◆ WORK REQUIRED
Without the images, write out the whole listing exactly.

◆ DATA SHOWN

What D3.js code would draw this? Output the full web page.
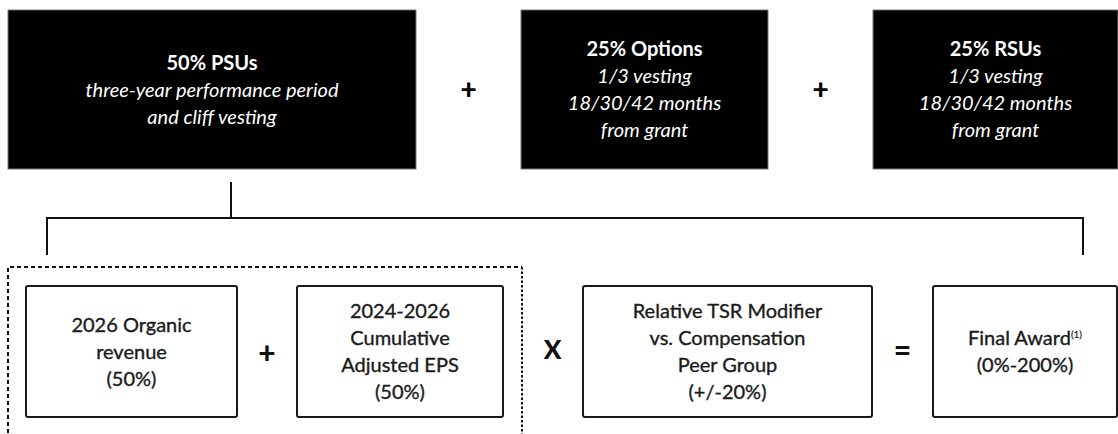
<!DOCTYPE html>
<html lang="en">
<head>
    <meta charset="UTF-8">
    <script src="https://d3js.org/d3.v7.min.js"></script>
    <title>PSU structure</title>
    <style>
        body { margin: 0; background: #fff; }
        text { font-family: Lato, "Open Sans", sans-serif; }
    </style>
</head>
<body>
    <script>
        var width = 1118,
            height = 434;

        // top row: award vehicles
        var awardTitles = ["50% PSUs", "25% Options", "25% RSUs"];
        var awardLines = [
            ["three-year performance period", "and cliff vesting"],
            ["1/3 vesting", "18/30/42 months", "from grant"],
            ["1/3 vesting", "18/30/42 months", "from grant"]
        ];
        var topOps = ["+", "+"];

        // bottom row: PSU formula
        var metricLines = [
            ["2026 Organic", "revenue", "(50%)"],
            ["2024-2026", "Cumulative", "Adjusted EPS", "(50%)"],
            ["Relative TSR Modifier", "vs. Compensation", "Peer Group", "(+/-20%)"],
            ["Final Award", "(0%-200%)"]
        ];
        var bottomOps = ["+", "X", "="];

        // layout (pixel grid of the original slide)
        var x = d3.scaleLinear().domain([0, 1118]).range([0, width]);
        var y = d3.scaleLinear().domain([0, 434]).range([0, height]);

        var topCols = [[8, 416], [521, 768], [873, 1118]];
        var topRow = [10, 169];
        var botCols = [[26, 237], [297, 503], [583, 872], [933, 1117]];
        var botRow = [286, 417];
        var lineH = 27, botLineH = 27;

        var svg = d3.select("body").append("svg")
            .attr("width", width)
            .attr("height", height);

        // top boxes
        var tops = svg.selectAll("g.award")
            .data(awardTitles)
            .enter().append("g")
            .attr("class", "award");

        tops.append("rect")
            .attr("x", function (d, i) { return x(topCols[i][0]); })
            .attr("y", y(topRow[0]))
            .attr("width", function (d, i) { return x(topCols[i][1]) - x(topCols[i][0]); })
            .attr("height", y(topRow[1]) - y(topRow[0]))
            .attr("fill", "#000")
            .attr("stroke", "#777")
            .attr("stroke-width", 1);

        tops.each(function (d, i) {
            var g = d3.select(this);
            var cx = x((topCols[i][0] + topCols[i][1]) / 2);
            var rows = [d].concat(awardLines[i]);
            var cy = y((topRow[0] + topRow[1]) / 2);
            var y0 = cy - (rows.length - 1) * lineH / 2;
            g.selectAll("text")
                .data(rows)
                .enter().append("text")
                .attr("x", cx)
                .attr("y", function (r, j) { return y0 + j * lineH; })
                .attr("dy", "0.35em")
                .attr("text-anchor", "middle")
                .attr("fill", "#fff")
                .attr("font-size", 20)
                .attr("font-weight", function (r, j) { return j == 0 ? "bold" : "normal"; })
                .attr("font-style", function (r, j) { return j == 0 ? "normal" : "italic"; })
                .text(function (r) { return r; });
        });

        svg.selectAll("text.topop")
            .data(topOps)
            .enter().append("text")
            .attr("class", "topop")
            .attr("x", function (d, i) { return x((topCols[i][1] + topCols[i + 1][0]) / 2); })
            .attr("y", y(89))
            .attr("dy", "0.35em")
            .attr("text-anchor", "middle")
            .attr("font-size", 28)
            .attr("font-weight", "900")
            .text(function (d) { return d; });

        // connector from PSUs down to the formula
        var stemX = x(231), barY = y(218), stemTop = y(182), legBottom = y(255);
        svg.append("path")
            .attr("d", "M" + stemX + "," + stemTop + "V" + barY +
                "M" + x(47) + "," + legBottom + "V" + barY + "H" + x(1083) + "V" + legBottom)
            .attr("fill", "none")
            .attr("stroke", "#111")
            .attr("stroke-width", 2);

        // dashed group around the two financial metrics
        var dl = x(8), dr = x(522), dt = y(267), db = y(440);
        svg.append("path")
            .attr("d", "M" + dl + "," + db + "V" + dt + "H" + dr)
            .attr("fill", "none")
            .attr("stroke", "#111")
            .attr("stroke-width", 2)
            .attr("stroke-dasharray", "4,3");
        svg.append("path")
            .attr("d", "M" + dr + "," + dt + "V" + db)
            .attr("fill", "none")
            .attr("stroke", "#111")
            .attr("stroke-width", 2)
            .attr("stroke-dasharray", "2.5,2");

        // bottom boxes
        var bots = svg.selectAll("g.metric")
            .data(metricLines)
            .enter().append("g")
            .attr("class", "metric");

        bots.append("rect")
            .attr("x", function (d, i) { return x(botCols[i][0]); })
            .attr("y", y(botRow[0]))
            .attr("width", function (d, i) { return x(botCols[i][1]) - x(botCols[i][0]); })
            .attr("height", y(botRow[1]) - y(botRow[0]))
            .attr("rx", 2)
            .attr("fill", "#fff")
            .attr("stroke", "#1a1a1a")
            .attr("stroke-width", 2);

        bots.each(function (d, i) {
            var g = d3.select(this);
            var cx = x((botCols[i][0] + botCols[i][1]) / 2);
            var cy = y((botRow[0] + botRow[1]) / 2);
            var y0 = cy - (d.length - 1) * botLineH / 2;
            var t = g.selectAll("text")
                .data(d)
                .enter().append("text")
                .attr("x", cx)
                .attr("y", function (r, j) { return y0 + j * botLineH; })
                .attr("dy", "0.35em")
                .attr("text-anchor", "middle")
                .attr("fill", "#1a1a1a")
                .attr("stroke", "#1a1a1a")
                .attr("stroke-width", 0.35)
                .attr("font-size", 20)
                .text(function (r) { return r; });
            // footnote marker on the final award
            if (i == 3) {
                t.filter(function (r, j) { return j == 0; })
                    .append("tspan")
                    .attr("font-size", 10)
                    .attr("stroke-width", 0.2)
                    .attr("dy", "-0.7em")
                    .text("(1)");
            }
        });

        svg.selectAll("text.botop")
            .data(bottomOps)
            .enter().append("text")
            .attr("class", "botop")
            .attr("x", function (d, i) {
                var gapL = i == 1 ? 522 : botCols[i][1];
                return x((gapL + botCols[i + 1][0]) / 2);
            })
            .attr("y", function (d, i) { return i == 0 ? y(353) : y(350); })
            .attr("dy", "0.35em")
            .attr("text-anchor", "middle")
            .attr("font-size", function (d) { return d == "X" ? 26 : 30; })
            .attr("font-weight", "900")
            .attr("fill", "#111")
            .text(function (d) { return d; });
    </script>
</body>
</html>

◆ RIGHT ANSWER
What D3.js code would draw this? Output the full web page.
<!DOCTYPE html>
<html lang="en">
<head>
    <meta charset="UTF-8">
    <script src="https://d3js.org/d3.v7.min.js"></script>
    <title>PSU structure</title>
    <style>
        body { margin: 0; background: #fff; }
        text { font-family: Lato, "Open Sans", sans-serif; }
    </style>
</head>
<body>
    <script>
        var width = 1118,
            height = 434;

        // top row: award vehicles
        var awardTitles = ["50% PSUs", "25% Options", "25% RSUs"];
        var awardLines = [
            ["three-year performance period", "and cliff vesting"],
            ["1/3 vesting", "18/30/42 months", "from grant"],
            ["1/3 vesting", "18/30/42 months", "from grant"]
        ];
        var topOps = ["+", "+"];

        // bottom row: PSU formula
        var metricLines = [
            ["2026 Organic", "revenue", "(50%)"],
            ["2024-2026", "Cumulative", "Adjusted EPS", "(50%)"],
            ["Relative TSR Modifier", "vs. Compensation", "Peer Group", "(+/-20%)"],
            ["Final Award", "(0%-200%)"]
        ];
        var bottomOps = ["+", "X", "="];

        // layout (pixel grid of the original slide)
        var x = d3.scaleLinear().domain([0, 1118]).range([0, width]);
        var y = d3.scaleLinear().domain([0, 434]).range([0, height]);

        var topCols = [[8, 416], [521, 768], [873, 1118]];
        var topRow = [10, 169];
        var botCols = [[26, 237], [297, 503], [583, 872], [933, 1117]];
        var botRow = [286, 417];
        var lineH = 27, botLineH = 27;

        var svg = d3.select("body").append("svg")
            .attr("width", width)
            .attr("height", height);

        // top boxes
        var tops = svg.selectAll("g.award")
            .data(awardTitles)
            .enter().append("g")
            .attr("class", "award");

        tops.append("rect")
            .attr("x", function (d, i) { return x(topCols[i][0]); })
            .attr("y", y(topRow[0]))
            .attr("width", function (d, i) { return x(topCols[i][1]) - x(topCols[i][0]); })
            .attr("height", y(topRow[1]) - y(topRow[0]))
            .attr("fill", "#000")
            .attr("stroke", "#777")
            .attr("stroke-width", 1);

        tops.each(function (d, i) {
            var g = d3.select(this);
            var cx = x((topCols[i][0] + topCols[i][1]) / 2);
            var rows = [d].concat(awardLines[i]);
            var cy = y((topRow[0] + topRow[1]) / 2);
            var y0 = cy - (rows.length - 1) * lineH / 2;
            g.selectAll("text")
                .data(rows)
                .enter().append("text")
                .attr("x", cx)
                .attr("y", function (r, j) { return y0 + j * lineH; })
                .attr("dy", "0.35em")
                .attr("text-anchor", "middle")
                .attr("fill", "#fff")
                .attr("font-size", 20)
                .attr("font-weight", function (r, j) { return j == 0 ? "bold" : "normal"; })
                .attr("font-style", function (r, j) { return j == 0 ? "normal" : "italic"; })
                .text(function (r) { return r; });
        });

        svg.selectAll("text.topop")
            .data(topOps)
            .enter().append("text")
            .attr("class", "topop")
            .attr("x", function (d, i) { return x((topCols[i][1] + topCols[i + 1][0]) / 2); })
            .attr("y", y(89))
            .attr("dy", "0.35em")
            .attr("text-anchor", "middle")
            .attr("font-size", 28)
            .attr("font-weight", "900")
            .text(function (d) { return d; });

        // connector from PSUs down to the formula
        var stemX = x(231), barY = y(218), stemTop = y(182), legBottom = y(255);
        svg.append("path")
            .attr("d", "M" + stemX + "," + stemTop + "V" + barY +
                "M" + x(47) + "," + legBottom + "V" + barY + "H" + x(1083) + "V" + legBottom)
            .attr("fill", "none")
            .attr("stroke", "#111")
            .attr("stroke-width", 2);

        // dashed group around the two financial metrics
        var dl = x(8), dr = x(522), dt = y(267), db = y(440);
        svg.append("path")
            .attr("d", "M" + dl + "," + db + "V" + dt + "H" + dr)
            .attr("fill", "none")
            .attr("stroke", "#111")
            .attr("stroke-width", 2)
            .attr("stroke-dasharray", "4,3");
        svg.append("path")
            .attr("d", "M" + dr + "," + dt + "V" + db)
            .attr("fill", "none")
            .attr("stroke", "#111")
            .attr("stroke-width", 2)
            .attr("stroke-dasharray", "2.5,2");

        // bottom boxes
        var bots = svg.selectAll("g.metric")
            .data(metricLines)
            .enter().append("g")
            .attr("class", "metric");

        bots.append("rect")
            .attr("x", function (d, i) { return x(botCols[i][0]); })
            .attr("y", y(botRow[0]))
            .attr("width", function (d, i) { return x(botCols[i][1]) - x(botCols[i][0]); })
            .attr("height", y(botRow[1]) - y(botRow[0]))
            .attr("rx", 2)
            .attr("fill", "#fff")
            .attr("stroke", "#1a1a1a")
            .attr("stroke-width", 2);

        bots.each(function (d, i) {
            var g = d3.select(this);
            var cx = x((botCols[i][0] + botCols[i][1]) / 2);
            var cy = y((botRow[0] + botRow[1]) / 2);
            var y0 = cy - (d.length - 1) * botLineH / 2;
            var t = g.selectAll("text")
                .data(d)
                .enter().append("text")
                .attr("x", cx)
                .attr("y", function (r, j) { return y0 + j * botLineH; })
                .attr("dy", "0.35em")
                .attr("text-anchor", "middle")
                .attr("fill", "#1a1a1a")
                .attr("stroke", "#1a1a1a")
                .attr("stroke-width", 0.35)
                .attr("font-size", 20)
                .text(function (r) { return r; });
            // footnote marker on the final award
            if (i == 3) {
                t.filter(function (r, j) { return j == 0; })
                    .append("tspan")
                    .attr("font-size", 10)
                    .attr("stroke-width", 0.2)
                    .attr("dy", "-0.7em")
                    .text("(1)");
            }
        });

        svg.selectAll("text.botop")
            .data(bottomOps)
            .enter().append("text")
            .attr("class", "botop")
            .attr("x", function (d, i) {
                var gapL = i == 1 ? 522 : botCols[i][1];
                return x((gapL + botCols[i + 1][0]) / 2);
            })
            .attr("y", function (d, i) { return i == 0 ? y(353) : y(350); })
            .attr("dy", "0.35em")
            .attr("text-anchor", "middle")
            .attr("font-size", function (d) { return d == "X" ? 26 : 30; })
            .attr("font-weight", "900")
            .attr("fill", "#111")
            .text(function (d) { return d; });
    </script>
</body>
</html>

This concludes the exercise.